Oui, le livre a un aspect qui colle assez bien à l’actualité, parce qu’il dit le contraire de toutes ces politiques nationalistes, xénophobes, etc. Toutes les langues se connaissent, aucune n’est la propriété ou la création exclusive d’un pays. Les langues sont le produit d’un dialogue très ancien avec d’innombrables autres langues. Donc les langues nous enseignent le dialogue et pas du tout le rejet de l’autre. D’ailleurs, dans le livre, il y a un personnage qui rappelle que quand on suit avec bienveillance et attention une conversation dans une langue qu’on ne comprend pas, il y a de fortes chances pour qu’on comprenne quand même quelque chose. Même quand on croit ne connaître qu’une langue, sans le savoir, on en connaît plusieurs.
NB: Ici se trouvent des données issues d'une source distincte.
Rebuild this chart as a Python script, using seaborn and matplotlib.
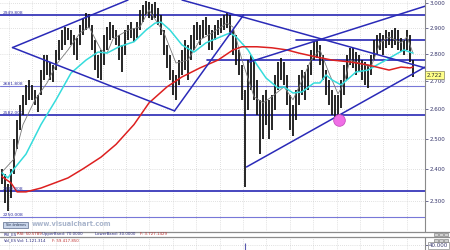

Les autres langues sont présentes dans la langue qu’on parle. A des degrés divers, d’une façon ou d’une autre. Mais elles sont présentes. C’est l’esprit contraire à cette espèce de repli sur soi et de rejet de l’autre que pratiquent plusieurs Etats aujourd’hui et qu’on pratique en France en ce moment.


Pour terminer sur une note un peu plus légère, quand vous écriviez le livre, veniez-vous de découvrir le jeu de sudoku? Il est présent à plusieurs reprises…
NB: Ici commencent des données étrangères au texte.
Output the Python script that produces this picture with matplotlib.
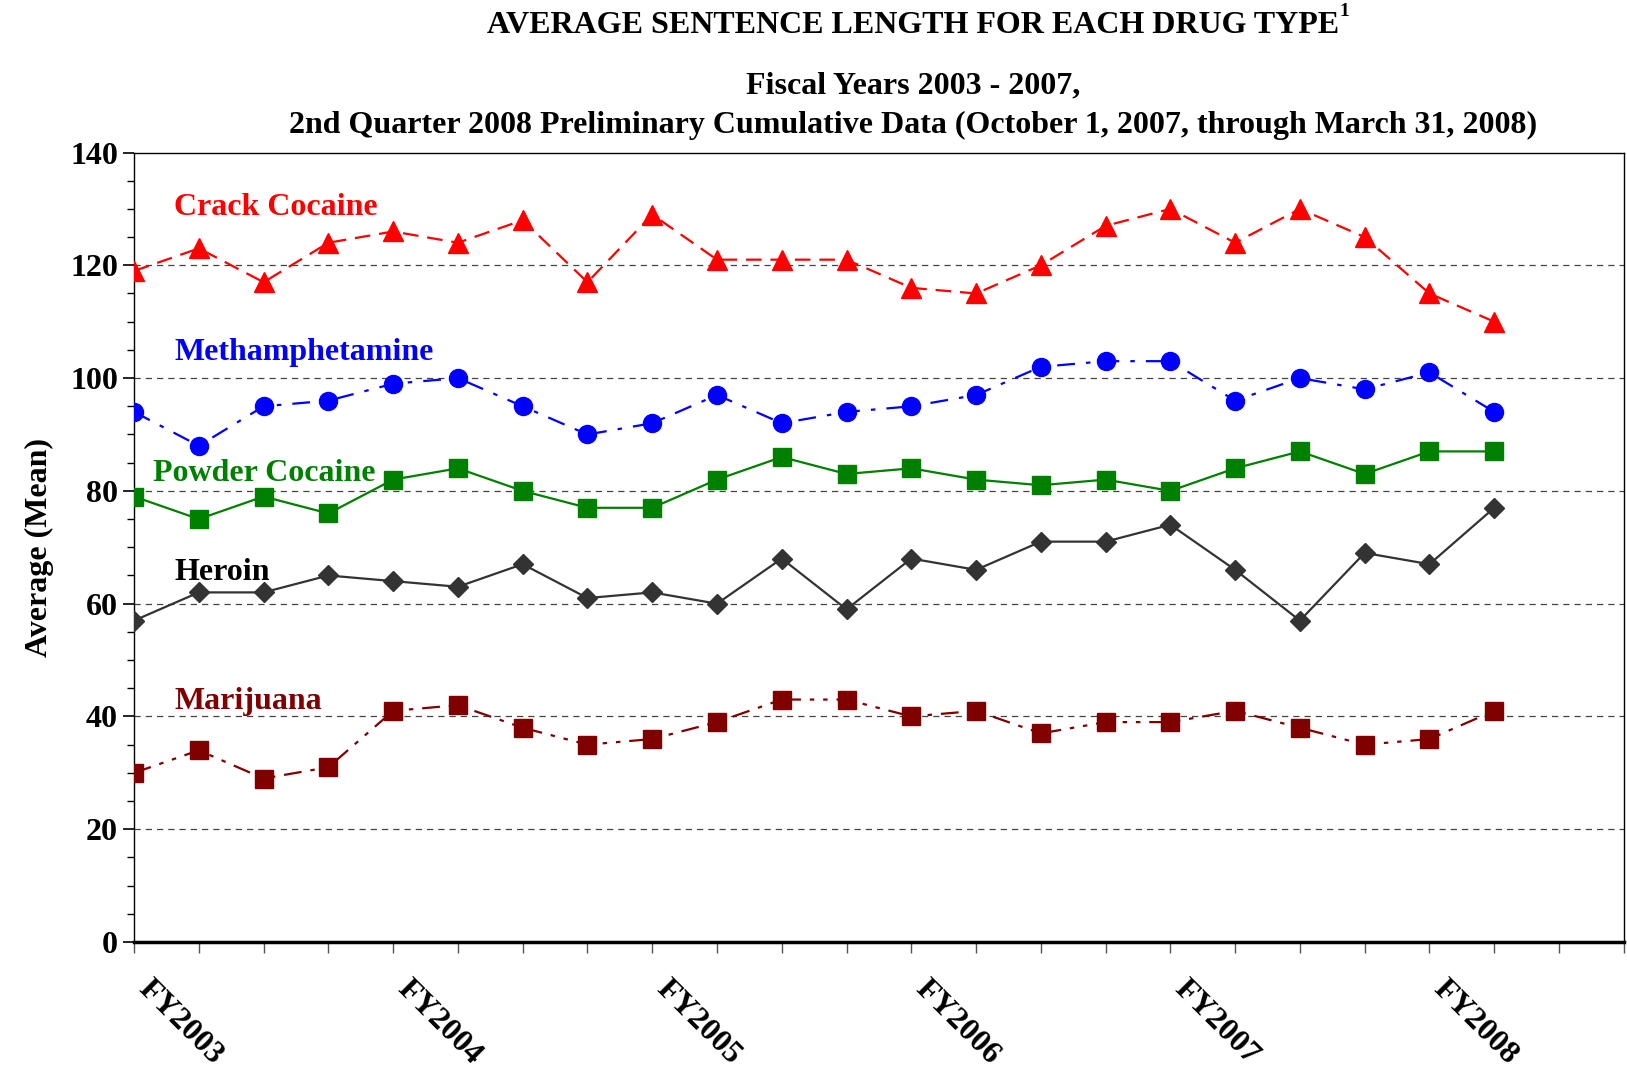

J’avais commencé à jouer plus tôt. Et, pour faire le livre, j’ai dû m’enfermer pendant deux ans à Paris dans un studio que j’habite et qui ressemble tout à fait au studio de mon personnage. Simplement, je n’habite pas en face de l’Institut de paléontologie. Et, quand on est enfermé à ce point, on cherche des moments de paix où on n’est plus obligé de réfléchir au roman. J’ai trouvé que le sudoku était une très bonne solution, parce que ça me libérait de mes soucis de construction du roman pendant une petite heure. Depuis que j’ai terminé le roman, j’ai remarqué que mon intérêt pour le sudoku a singulièrement diminué.


Vous n’en avez plus besoin?

Non. Maintenant, j’ai besoin de trouver un autre sujet de roman et, peut-être que, quand j’aurai commencé à l’écrire, je vais reprendre ce jeu, qui est un jeu absurde mais qui a le mérite de nous faire oublier le reste pendant un moment.